In the view I take of the present case, it is not necessary to decide to what extent, if at all, this act, while in force, was applicable to placer claims, or whether, in view of this state legislation, the location under which the defendants assert title is or is not invalid. Assuming that the defendants failed to comply with the provisions of this state legislation, and that such failure operated to open the land to the location of any other competent locator, the fact remains that the defendants continued in the actual possession of the land, and continued to mine the same for oil, and that they were so in possession and so engaged on the 26th day of May, 1898, when Frank H. Jackson, for himself and the seven other persons who had theretofore been associated with Wilson, undertook to locate the ground in question under the mining laws. That location, according to the affidavit of Jackson, which was introduced in evidence on behalf of the complainant, was based upon these facts, as constituting his discovery, and nothing else:

'That on May 26, 1898, he (Jackson) was on said northeast quarter of said section. That on said date he discovered indications of oil-bearing strata on said quarter section at and near the southeast corner thereof. Said indications were as follows: At the said southeast corner the surface is covered with broken-up formations of sandstone, and underneath, less than one foot beneath the surface, affiant found the sandstone in place.

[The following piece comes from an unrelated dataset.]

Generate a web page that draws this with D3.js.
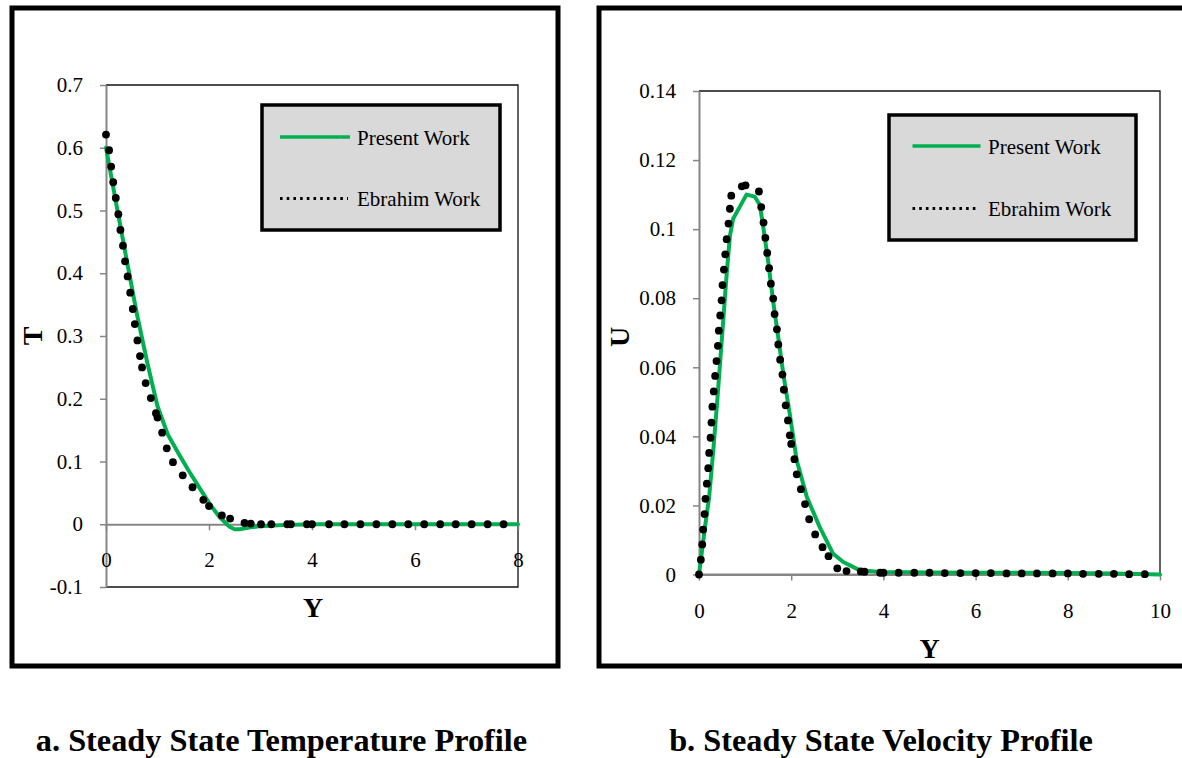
<!DOCTYPE html>
<html><head><meta charset="utf-8">
<script src="https://cdn.jsdelivr.net/npm/d3@7"></script>
<style>body{margin:0;background:#fff} svg{display:block} text{font-family:"Liberation Serif","Times New Roman",serif}</style>
</head><body><svg id="c" width="1182" height="758"></svg>
<script>
// ---------- data ----------
const seriesNames = ["Present Work", "Ebrahim Work"];
const captions = ["a. Steady State Temperature Profile", "b. Steady State Velocity Profile"];

const tempPresentY = [0, 0.2, 0.4, 0.6, 0.8, 1.0, 1.2, 1.4, 1.6, 1.8, 2.0, 2.2, 2.4, 2.5, 2.6, 2.8, 3.0, 3.5, 4, 5, 6, 7, 8];
const tempPresentT = [0.600, 0.510, 0.422, 0.335, 0.258, 0.188, 0.143, 0.114, 0.086, 0.060, 0.034, 0.012, -0.004, -0.008, -0.008, -0.005, -0.003, -0.001, 0, 0, 0, 0, 0];

const tempEbrahimY = [0, 0.06, 0.10, 0.14, 0.19, 0.24, 0.28, 0.33, 0.37, 0.42, 0.47, 0.52, 0.56, 0.61, 0.66, 0.70, 0.77, 0.87, 0.97, 1.00, 1.09, 1.18, 1.30, 1.49, 1.68, 1.89, 2.00, 2.25, 2.41, 2.69, 2.81, 3.01, 3.21, 3.52, 3.59, 3.90, 4.00, 4.33, 4.63, 4.94, 5.25, 5.56, 5.87, 6.18, 6.49, 6.79, 7.10, 7.41, 7.72];
const tempEbrahimT = [0.621, 0.596, 0.570, 0.545, 0.520, 0.494, 0.469, 0.444, 0.419, 0.395, 0.369, 0.343, 0.319, 0.293, 0.268, 0.250, 0.225, 0.201, 0.177, 0.170, 0.146, 0.121, 0.099, 0.078, 0.059, 0.039, 0.029, 0.014, 0.009, 0.002, 0.001, 0, 0, 0, 0, 0, 0, 0, 0, 0, 0, 0, 0, 0, 0, 0, 0, 0, 0];

const velPresentY = [0, 0.13, 0.22, 0.31, 0.40, 0.50, 0.60, 0.67, 0.74, 0.89, 1.03, 1.21, 1.32, 1.39, 1.50, 1.61, 1.72, 1.83, 1.97, 2.12, 2.34, 2.62, 2.91, 3.13, 3.49, 3.93, 5, 6, 7, 8, 9, 10];
const velPresentU = [0, 0.0137, 0.0224, 0.036, 0.051, 0.069, 0.087, 0.098, 0.103, 0.1066, 0.110, 0.1094, 0.107, 0.101, 0.0907, 0.079, 0.0686, 0.058, 0.0464, 0.033, 0.0224, 0.0137, 0.006, 0.0036, 0.0012, 0.0007, 0.0006, 0.0005, 0.0005, 0.0004, 0.0003, 0];

const velEbrahimY = [0, 0.04, 0.07, 0.09, 0.12, 0.14, 0.17, 0.20, 0.22, 0.25, 0.27, 0.29, 0.32, 0.35, 0.38, 0.41, 0.43, 0.46, 0.49, 0.51, 0.54, 0.57, 0.60, 0.64, 0.67, 0.70, 0.93, 1.01, 1.30, 1.35, 1.40, 1.44, 1.48, 1.52, 1.56, 1.61, 1.64, 1.69, 1.72, 1.76, 1.81, 1.84, 1.88, 1.93, 1.97, 2.00, 2.07, 2.12, 2.21, 2.30, 2.39, 2.52, 2.68, 2.81, 3.00, 3.20, 3.51, 3.59, 3.93, 4.00, 4.33, 4.67, 5.00, 5.33, 5.67, 6.00, 6.33, 6.67, 7.00, 7.33, 7.67, 8.00, 8.33, 8.67, 9.00, 9.33, 9.67];
const velEbrahimU = [0, 0.0043, 0.0087, 0.013, 0.0175, 0.0219, 0.0263, 0.0308, 0.0352, 0.0396, 0.044, 0.0486, 0.053, 0.0575, 0.0618, 0.0662, 0.0706, 0.075, 0.0794, 0.0838, 0.0883, 0.0927, 0.0971, 0.1016, 0.1059, 0.1097, 0.1124, 0.1127, 0.1109, 0.1064, 0.1019, 0.0975, 0.0931, 0.0887, 0.0842, 0.0799, 0.0754, 0.071, 0.0666, 0.0622, 0.0579, 0.0535, 0.049, 0.0446, 0.0403, 0.0378, 0.0334, 0.029, 0.0247, 0.0204, 0.016, 0.0116, 0.0079, 0.0053, 0.0018, 0.001, 0.0009, 0.0008, 0.0005, 0.0005, 0.0005, 0.0005, 0.0005, 0.0004, 0.0004, 0.0004, 0.0004, 0.0003, 0.0003, 0.0003, 0.0003, 0.0003, 0.0002, 0.0002, 0.0002, 0.0001, 0.0001];

const tempXTicks = [0, 2, 4, 6, 8];
const tempXLabels = ["0", "2", "4", "6", "8"];
const tempYTicks = [-0.1, 0, 0.1, 0.2, 0.3, 0.4, 0.5, 0.6, 0.7];
const tempYLabels = ["-0.1", "0", "0.1", "0.2", "0.3", "0.4", "0.5", "0.6", "0.7"];
const velXTicks = [0, 2, 4, 6, 8, 10];
const velXLabels = ["0", "2", "4", "6", "8", "10"];
const velYTicks = [0, 0.02, 0.04, 0.06, 0.08, 0.1, 0.12, 0.14];
const velYLabels = ["0", "0.02", "0.04", "0.06", "0.08", "0.1", "0.12", "0.14"];
const xTitles = ["Y", "Y"];
const yTitles = ["T", "U"];

// ---------- drawing ----------
const svg = d3.select("#c");
svg.append("rect").attr("width", 1182).attr("height", 758).attr("fill", "#fff");

const GREEN = "#00b050", AXIS = "#868686";

function drawChart(o) {
  const g = svg.append("g");
  g.append("rect").attr("x", o.frame[0]).attr("y", o.frame[1]).attr("width", o.frame[2]).attr("height", o.frame[3])
    .attr("fill", "none").attr("stroke", "#000").attr("stroke-width", 5);

  const x = d3.scaleLinear().domain(o.xDomain).range(o.xRange);
  const y = d3.scaleLinear().domain(o.yDomain).range(o.yRange);

  const [x0, x1] = o.xRange, [yb, yt] = o.yRange;
  g.append("path").attr("d", `M${x0},${yt}H${x1}V${yb}H${x0}`)
    .attr("fill", "none").attr("stroke", "#111").attr("stroke-width", 1.3);

  const ya = g.append("g").attr("transform", `translate(${x0},0)`)
    .call(d3.axisLeft(y).tickValues(o.yTicks).tickFormat((d, i) => o.yLabels[i]).tickSizeInner(6).tickSizeOuter(0).tickPadding(17));
  const xa = g.append("g").attr("transform", `translate(0,${y(0)})`)
    .call(d3.axisBottom(x).tickValues(o.xTicks).tickFormat((d, i) => o.xLabels[i]).tickSizeInner(6).tickSizeOuter(0).tickPadding(o.xPad));
  [ya, xa].forEach(a => {
    a.attr("font-family", null).attr("font-size", null);
    a.select(".domain").attr("stroke", AXIS).attr("stroke-width", 2);
    a.selectAll(".tick line").attr("stroke", AXIS).attr("stroke-width", 1.5);
    a.selectAll(".tick text").attr("fill", "#000").style("font-size", "21px")
      .style("font-family", '"Liberation Serif","Times New Roman",serif');
  });

  const line = d3.line().x(d => x(d[0])).y(d => y(d[1]));
  g.append("path").datum(o.presentX.map((v, i) => [v, o.presentY[i]]))
    .attr("d", line).attr("fill", "none").attr("stroke", GREEN).attr("stroke-width", 4)
    .attr("stroke-linejoin", "round").attr("stroke-linecap", "round");

  g.append("g").selectAll("circle").data(o.ebrX.map((v, i) => [v, o.ebrY[i]])).join("circle")
    .attr("cx", d => x(d[0])).attr("cy", d => y(d[1])).attr("r", 3.9).attr("fill", "#000");

  const L = o.legend;
  g.append("rect").attr("x", L.box[0]).attr("y", L.box[1]).attr("width", L.box[2]).attr("height", L.box[3])
    .attr("fill", "#d9d9d9").attr("stroke", "#000").attr("stroke-width", 3.5);
  g.append("line").attr("x1", L.lx0).attr("x2", L.lx1).attr("y1", L.y1).attr("y2", L.y1)
    .attr("stroke", GREEN).attr("stroke-width", 3.5);
  g.append("line").attr("x1", L.lx0).attr("x2", L.lx1 - 2).attr("y1", L.y2).attr("y2", L.y2)
    .attr("stroke", "#000").attr("stroke-width", 3).attr("stroke-dasharray", "2.6 4.1");
  [[L.y1 + 8, seriesNames[0]], [L.y2 + 7, seriesNames[1]]].forEach(([yy, t]) => {
    g.append("text").attr("x", L.tx).attr("y", yy).attr("font-size", 21).attr("fill", "#000").text(t);
  });

  g.append("text").attr("x", o.xTitle[0]).attr("y", o.xTitle[1]).attr("text-anchor", "middle")
    .attr("dominant-baseline", "central").attr("font-size", 28).attr("font-weight", "bold").text(o.xTitleText);
  g.append("text").attr("transform", `translate(${o.yTitle[0]},${o.yTitle[1]}) rotate(-90)`).attr("text-anchor", "middle")
    .attr("dominant-baseline", "central").attr("font-size", 28).attr("font-weight", "bold").text(o.yTitleText);

  g.append("text").attr("x", o.caption[0]).attr("y", o.caption[1]).attr("text-anchor", "middle")
    .attr("font-size", 32.3).attr("font-weight", "bold").attr("fill", "#000").text(o.captionText);
}

drawChart({
  frame: [12, 8, 546, 658],
  xDomain: [0, 8], xRange: [106, 518],
  yDomain: [-0.1, 0.7], yRange: [587, 85],
  xTicks: tempXTicks, xLabels: tempXLabels, yTicks: tempYTicks, yLabels: tempYLabels, xPad: 22,
  presentX: tempPresentY, presentY: tempPresentT, ebrX: tempEbrahimY, ebrY: tempEbrahimT,
  legend: { box: [262, 105, 238, 125], lx0: 280, lx1: 350, y1: 137, y2: 198.5, tx: 357 },
  xTitle: [313, 607], yTitle: [32, 336], xTitleText: xTitles[0], yTitleText: yTitles[0],
  caption: [281.5, 751], captionText: captions[0]
});

drawChart({
  frame: [599, 8, 600, 658],
  xDomain: [0, 10], xRange: [699, 1160],
  yDomain: [0, 0.14], yRange: [574.5, 91],
  xTicks: velXTicks, xLabels: velXLabels, yTicks: velYTicks, yLabels: velYLabels, xPad: 23,
  presentX: velPresentY, presentY: velPresentU, ebrX: velEbrahimY, ebrY: velEbrahimU,
  legend: { box: [889, 115, 247, 125], lx0: 912.5, lx1: 980.5, y1: 146, y2: 208.5, tx: 988 },
  xTitle: [929.5, 648], yTitle: [619, 337], xTitleText: xTitles[1], yTitleText: yTitles[1],
  caption: [881, 751], captionText: captions[1]
});
</script></body></html>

A few feet east and northerly from said corner a ravine cuts the formation, showing the solid sandstone stratum in place, being the same stratum that underlies the said corner a short distance above said corner in said ravine, and about on the west line of section 20. There is a highly mineralized spring, charged with soda and other salts, such as are almost invariably found in the proximity of oil-bearing sand, and which indicate the oil sand is in the immediate neighborhood. The sandstone referred to has some strata or shale, and said sandstone and shale are of the character that usually carry oil in said district, and said shale bears indications of bituminous matter. That on said date he located the said northeast quarter section as a placer mining and oil claim as follows,'-- giving the boundaries.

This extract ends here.